= Work instructions =
Tally the lines containing "this" and report the number alone.
####
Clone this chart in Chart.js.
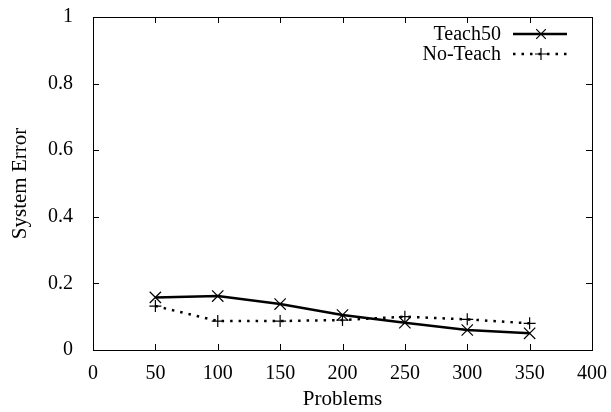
<!DOCTYPE html>
<html>
<head>
<meta charset="utf-8">
<script src="https://cdn.jsdelivr.net/npm/chart.js@4/dist/chart.umd.min.js"></script>
<style>
  html, body { margin: 0; padding: 0; background: #fff; }
  #wrap { width: 611px; height: 412px; }
</style>
</head>
<body>
<div id="wrap"><canvas id="chart" width="611" height="412"></canvas></div>
<script>
const problems = [50, 100, 150, 200, 250, 300, 350];
const teach50 = [0.158, 0.162, 0.138, 0.105, 0.082, 0.060, 0.050];
const noTeach = [0.132, 0.087, 0.087, 0.090, 0.100, 0.092, 0.080];
const seriesNames = ['Teach50', 'No-Teach'];

const FONT = '"Liberation Serif", "DejaVu Serif", serif';

// gnuplot style: box border, inward ticks on all four sides, legend inside
const gnuplotFrame = {
    id: 'gnuplotFrame',
    afterDraw(chart) {
        const ctx = chart.ctx;
        const a = chart.chartArea;
        const xs = chart.scales.x;
        const ys = chart.scales.y;
        const len = 6;
        ctx.save();
        ctx.strokeStyle = '#000';
        ctx.lineWidth = 1;
        ctx.strokeRect(a.left + 0.5, a.top + 0.5, a.right - a.left, a.bottom - a.top);
        ctx.beginPath();
        xs.ticks.forEach(t => {
            const px = Math.round(xs.getPixelForValue(t.value)) + 0.5;
            ctx.moveTo(px, a.bottom); ctx.lineTo(px, a.bottom - len);
            ctx.moveTo(px, a.top); ctx.lineTo(px, a.top + len);
        });
        ys.ticks.forEach(t => {
            const py = Math.round(ys.getPixelForValue(t.value)) + 0.5;
            ctx.moveTo(a.left, py); ctx.lineTo(a.left + len, py);
            ctx.moveTo(a.right, py); ctx.lineTo(a.right - len, py);
        });
        ctx.stroke();

        // legend
        ctx.font = '20px ' + FONT;
        ctx.fillStyle = '#000';
        ctx.textAlign = 'right';
        ctx.textBaseline = 'middle';
        const rows = [a.top + 17, a.top + 37];
        const x0 = 513, x1 = 567, xm = 541;
        chart.data.datasets.forEach((ds, i) => {
            const y = rows[i];
            ctx.fillText(seriesNames[i], 501, y + 1);
            ctx.beginPath();
            ctx.lineWidth = ds.borderWidth;
            ctx.setLineDash(ds.borderDash || []);
            ctx.moveTo(x0, y); ctx.lineTo(x1, y);
            ctx.stroke();
            ctx.setLineDash([]);
            ctx.lineWidth = 1.2;
            ctx.beginPath();
            const r = 6;
            if (ds.pointStyle === 'crossRot') {
                const d = r * 0.8;
                ctx.moveTo(xm - d, y - d); ctx.lineTo(xm + d, y + d);
                ctx.moveTo(xm - d, y + d); ctx.lineTo(xm + d, y - d);
            } else {
                ctx.moveTo(xm - r, y); ctx.lineTo(xm + r, y);
                ctx.moveTo(xm, y - r); ctx.lineTo(xm, y + r);
            }
            ctx.stroke();
        });
        ctx.restore();
    }
};

new Chart(document.getElementById('chart'), {
    type: 'line',
    data: {
        datasets: [
            {
                label: seriesNames[0],
                data: problems.map((p, i) => ({ x: p, y: teach50[i] })),
                borderColor: '#000',
                borderWidth: 2.5,
                pointStyle: 'crossRot',
                pointRadius: 8,
                pointBorderWidth: 1.2,
                pointBorderColor: '#000',
                tension: 0
            },
            {
                label: seriesNames[1],
                data: problems.map((p, i) => ({ x: p, y: noTeach[i] })),
                borderColor: '#000',
                borderWidth: 2.5,
                borderDash: [2.5, 6],
                pointStyle: 'cross',
                pointRadius: 6,
                pointBorderWidth: 1.2,
                pointBorderColor: '#000',
                tension: 0
            }
        ]
    },
    options: {
        responsive: false,
        animation: false,
        layout: { padding: { left: 0, right: 19, top: 17, bottom: 0 } },
        plugins: { legend: { display: false }, tooltip: { enabled: false } },
        scales: {
            x: {
                type: 'linear',
                min: 0, max: 400,
                border: { display: false },
                grid: { display: false },
                ticks: { stepSize: 50, color: '#000', maxRotation: 0, padding: 4, font: { family: FONT, size: 20 } },
                title: { display: true, text: 'Problems', color: '#000', padding: { top: 6, bottom: 0 }, font: { family: FONT, size: 21 } },
                afterFit(s) { s.height = 62; s.paddingLeft = 0; s.paddingRight = 0; }
            },
            y: {
                min: 0, max: 1,
                border: { display: false },
                grid: { display: false },
                ticks: { stepSize: 0.2, color: '#000', padding: 12, font: { family: FONT, size: 20 },
                    callback: v => Math.round(v * 10) / 10 },
                title: { display: true, text: 'System Error', color: '#000', padding: { top: 8, bottom: 0 }, font: { family: FONT, size: 21 } },
                afterFit(s) { s.width = 93; s.paddingTop = 0; s.paddingBottom = 0; }
            }
        }
    },
    plugins: [gnuplotFrame]
});
</script>
</body>
</html>
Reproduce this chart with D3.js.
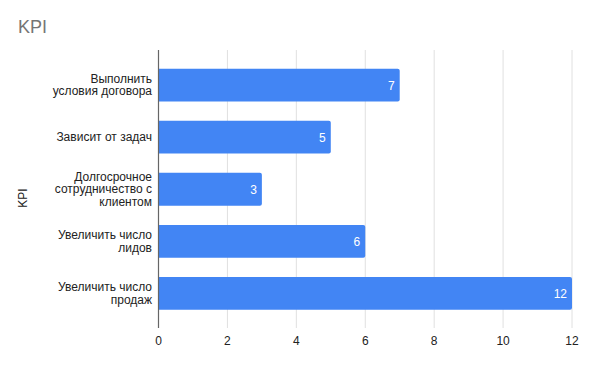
<!DOCTYPE html>
<html><head><meta charset="utf-8">
<script src="https://cdn.jsdelivr.net/npm/d3@7"></script>
<style>body{margin:0;background:#fff}svg{display:block;font-family:"Liberation Sans",Arial,sans-serif}</style>
</head><body>
<script>
const categories = [
  ["Выполнить", "условия договора"],
  ["Зависит от задач"],
  ["Долгосрочное", "сотрудничество с", "клиентом"],
  ["Увеличить число", "лидов"],
  ["Увеличить число", "продаж"]
];
const values = [7, 5, 3, 6, 12];
const xTicks = [0, 2, 4, 6, 8, 10, 12];

(function () {
const W = 591, H = 365;
const svg = d3.select("body").append("svg").attr("width", W).attr("height", H);

const x = d3.scaleLinear().domain([0, 12]).range([158.5, 572]);
const y = d3.scaleBand().domain(d3.range(categories.length)).range([59, 319.5])
  .paddingInner(0.37).paddingOuter(0.185);
const plotTop = 50, plotBottom = 328;

// gridlines
svg.append("g").selectAll("line").data(xTicks.filter(d => d > 0)).join("line")
  .attr("x1", d => x(d)).attr("x2", d => x(d)).attr("y1", plotTop).attr("y2", plotBottom)
  .attr("stroke", "#e0e0e0").attr("stroke-width", 1);

// bars
const r = 2;
svg.append("g").selectAll("path").data(values).join("path")
  .attr("fill", "#4285f4")
  .attr("d", (d, i) => {
    const x0 = x(0), x1 = x(d), y0 = y(i), h = y.bandwidth();
    return `M${x0},${y0}H${x1 - r}Q${x1},${y0} ${x1},${y0 + r}V${y0 + h - r}Q${x1},${y0 + h} ${x1 - r},${y0 + h}H${x0}Z`;
  });

// value labels
svg.append("g").selectAll("text").data(values).join("text")
  .attr("x", d => x(d) - 5).attr("y", (d, i) => y(i) + y.bandwidth() / 2 + 4.5)
  .attr("text-anchor", "end").attr("fill", "#fff").attr("font-size", 12).text(d => d);

// y axis line
svg.append("line").attr("x1", x(0)).attr("x2", x(0)).attr("y1", plotTop).attr("y2", plotBottom)
  .attr("stroke", "#666").attr("stroke-width", 1.2);

// x tick labels
svg.append("g").selectAll("text").data(xTicks).join("text")
  .attr("x", d => x(d)).attr("y", 345).attr("text-anchor", "middle")
  .attr("fill", "#222").attr("font-size", 12).text(d => d);

// category labels
const lh = 12.5;
const cat = svg.append("g").selectAll("text").data(categories).join("text")
  .attr("text-anchor", "end").attr("fill", "#222").attr("font-size", 12)
  .attr("y", (d, i) => y(i) + y.bandwidth() / 2 + 4 - (d.length - 1) * lh / 2);
cat.selectAll("tspan").data(d => d).join("tspan")
  .attr("x", 152).attr("dy", (d, j) => j === 0 ? 0 : lh).text(d => d);

// y axis title
svg.append("text").attr("transform", "translate(27,198) rotate(-90)")
  .attr("text-anchor", "middle").attr("fill", "#222").attr("font-size", 12).text("KPI");

// chart title
svg.append("text").attr("x", 18).attr("y", 33).attr("fill", "#757575")
  .attr("font-size", 18).text("KPI");
})();
</script>
</body></html>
####
= Task solution =
2